Problem description |
The listing below should be printed exactly, every line of it. Skip the pictures.
________
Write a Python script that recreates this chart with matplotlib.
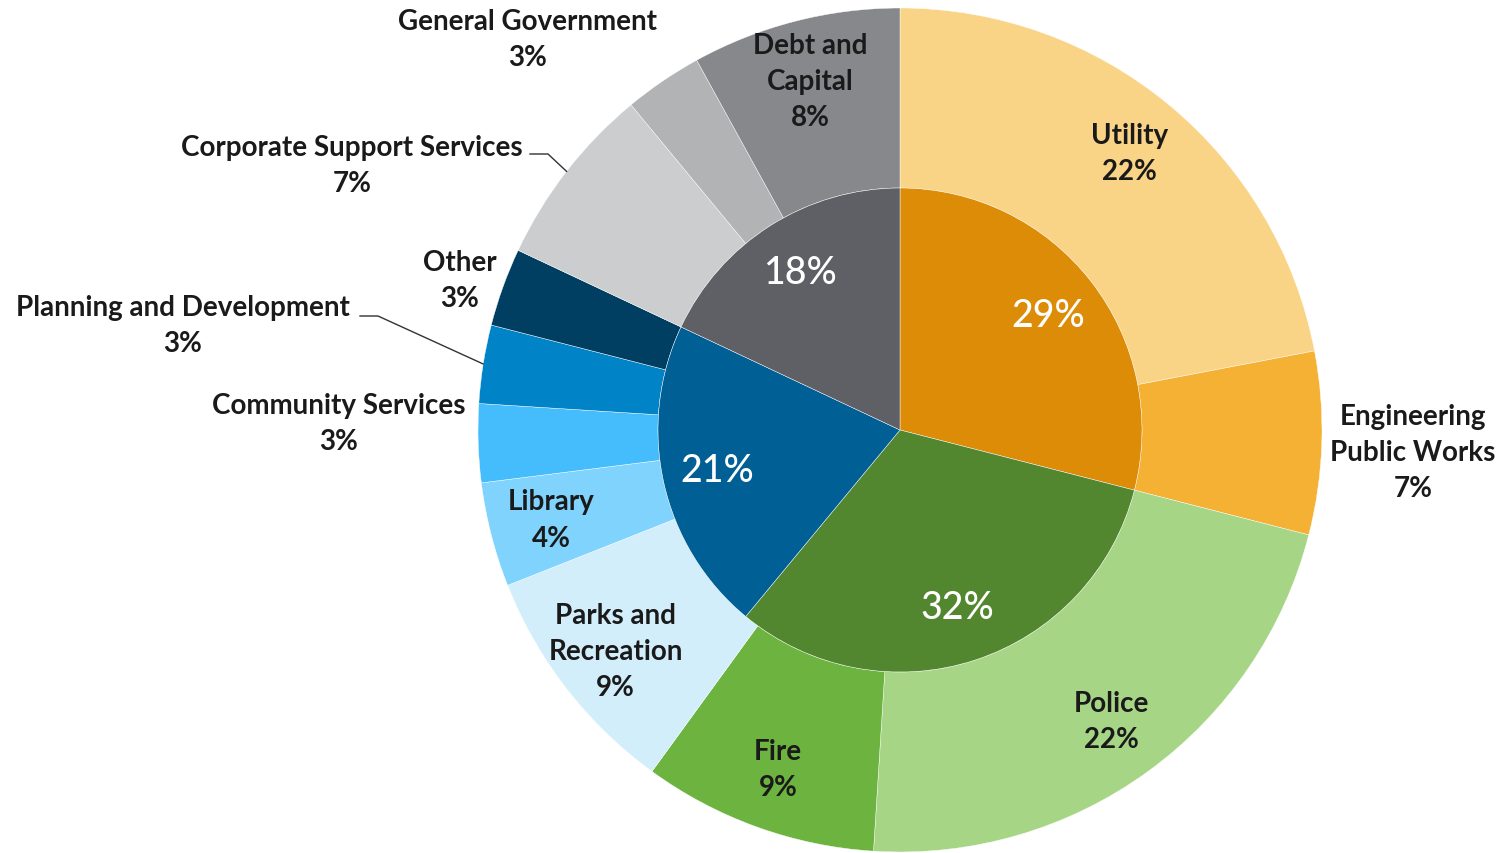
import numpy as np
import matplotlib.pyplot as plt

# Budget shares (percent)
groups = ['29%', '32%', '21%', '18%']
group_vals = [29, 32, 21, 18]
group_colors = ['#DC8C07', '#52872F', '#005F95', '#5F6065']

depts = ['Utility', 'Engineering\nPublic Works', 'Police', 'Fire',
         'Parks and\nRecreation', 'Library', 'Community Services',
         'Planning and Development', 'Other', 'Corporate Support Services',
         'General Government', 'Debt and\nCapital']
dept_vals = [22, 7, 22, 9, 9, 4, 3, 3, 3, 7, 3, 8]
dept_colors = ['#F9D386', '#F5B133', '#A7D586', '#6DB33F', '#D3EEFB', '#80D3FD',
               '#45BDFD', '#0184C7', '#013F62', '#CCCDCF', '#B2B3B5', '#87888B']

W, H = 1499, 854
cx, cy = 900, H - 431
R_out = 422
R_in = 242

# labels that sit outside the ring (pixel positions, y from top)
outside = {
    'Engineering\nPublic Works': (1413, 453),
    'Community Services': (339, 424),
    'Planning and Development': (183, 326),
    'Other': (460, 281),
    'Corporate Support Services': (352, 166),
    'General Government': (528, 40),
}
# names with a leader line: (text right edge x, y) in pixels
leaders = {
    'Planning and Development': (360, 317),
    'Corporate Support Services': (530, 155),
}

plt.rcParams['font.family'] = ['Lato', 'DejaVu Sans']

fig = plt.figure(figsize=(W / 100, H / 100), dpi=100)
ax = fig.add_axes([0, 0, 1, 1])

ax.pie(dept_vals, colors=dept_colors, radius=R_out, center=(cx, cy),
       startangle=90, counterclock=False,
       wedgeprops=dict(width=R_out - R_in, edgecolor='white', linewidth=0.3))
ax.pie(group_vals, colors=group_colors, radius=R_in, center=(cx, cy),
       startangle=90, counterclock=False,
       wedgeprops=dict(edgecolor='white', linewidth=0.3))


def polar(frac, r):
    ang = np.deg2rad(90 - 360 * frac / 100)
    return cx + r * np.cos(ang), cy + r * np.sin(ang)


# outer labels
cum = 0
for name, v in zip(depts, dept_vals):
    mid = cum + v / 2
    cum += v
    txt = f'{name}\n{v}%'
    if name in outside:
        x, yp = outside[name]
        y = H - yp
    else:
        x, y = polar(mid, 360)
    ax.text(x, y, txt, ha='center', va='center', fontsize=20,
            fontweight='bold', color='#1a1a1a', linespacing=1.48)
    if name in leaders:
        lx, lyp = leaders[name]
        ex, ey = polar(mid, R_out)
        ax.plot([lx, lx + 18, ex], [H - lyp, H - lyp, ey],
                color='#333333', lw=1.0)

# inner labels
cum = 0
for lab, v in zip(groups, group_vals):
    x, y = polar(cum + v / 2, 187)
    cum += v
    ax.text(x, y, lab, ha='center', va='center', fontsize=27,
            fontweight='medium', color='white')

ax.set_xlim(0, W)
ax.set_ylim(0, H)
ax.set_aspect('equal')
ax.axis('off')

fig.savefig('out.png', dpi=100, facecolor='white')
________
Worked solution |
Write a Python script that recreates this chart with matplotlib.
import numpy as np
import matplotlib.pyplot as plt

# Budget shares (percent)
groups = ['29%', '32%', '21%', '18%']
group_vals = [29, 32, 21, 18]
group_colors = ['#DC8C07', '#52872F', '#005F95', '#5F6065']

depts = ['Utility', 'Engineering\nPublic Works', 'Police', 'Fire',
         'Parks and\nRecreation', 'Library', 'Community Services',
         'Planning and Development', 'Other', 'Corporate Support Services',
         'General Government', 'Debt and\nCapital']
dept_vals = [22, 7, 22, 9, 9, 4, 3, 3, 3, 7, 3, 8]
dept_colors = ['#F9D386', '#F5B133', '#A7D586', '#6DB33F', '#D3EEFB', '#80D3FD',
               '#45BDFD', '#0184C7', '#013F62', '#CCCDCF', '#B2B3B5', '#87888B']

W, H = 1499, 854
cx, cy = 900, H - 431
R_out = 422
R_in = 242

# labels that sit outside the ring (pixel positions, y from top)
outside = {
    'Engineering\nPublic Works': (1413, 453),
    'Community Services': (339, 424),
    'Planning and Development': (183, 326),
    'Other': (460, 281),
    'Corporate Support Services': (352, 166),
    'General Government': (528, 40),
}
# names with a leader line: (text right edge x, y) in pixels
leaders = {
    'Planning and Development': (360, 317),
    'Corporate Support Services': (530, 155),
}

plt.rcParams['font.family'] = ['Lato', 'DejaVu Sans']

fig = plt.figure(figsize=(W / 100, H / 100), dpi=100)
ax = fig.add_axes([0, 0, 1, 1])

ax.pie(dept_vals, colors=dept_colors, radius=R_out, center=(cx, cy),
       startangle=90, counterclock=False,
       wedgeprops=dict(width=R_out - R_in, edgecolor='white', linewidth=0.3))
ax.pie(group_vals, colors=group_colors, radius=R_in, center=(cx, cy),
       startangle=90, counterclock=False,
       wedgeprops=dict(edgecolor='white', linewidth=0.3))


def polar(frac, r):
    ang = np.deg2rad(90 - 360 * frac / 100)
    return cx + r * np.cos(ang), cy + r * np.sin(ang)


# outer labels
cum = 0
for name, v in zip(depts, dept_vals):
    mid = cum + v / 2
    cum += v
    txt = f'{name}\n{v}%'
    if name in outside:
        x, yp = outside[name]
        y = H - yp
    else:
        x, y = polar(mid, 360)
    ax.text(x, y, txt, ha='center', va='center', fontsize=20,
            fontweight='bold', color='#1a1a1a', linespacing=1.48)
    if name in leaders:
        lx, lyp = leaders[name]
        ex, ey = polar(mid, R_out)
        ax.plot([lx, lx + 18, ex], [H - lyp, H - lyp, ey],
                color='#333333', lw=1.0)

# inner labels
cum = 0
for lab, v in zip(groups, group_vals):
    x, y = polar(cum + v / 2, 187)
    cum += v
    ax.text(x, y, lab, ha='center', va='center', fontsize=27,
            fontweight='medium', color='white')

ax.set_xlim(0, W)
ax.set_ylim(0, H)
ax.set_aspect('equal')
ax.axis('off')

fig.savefig('out.png', dpi=100, facecolor='white')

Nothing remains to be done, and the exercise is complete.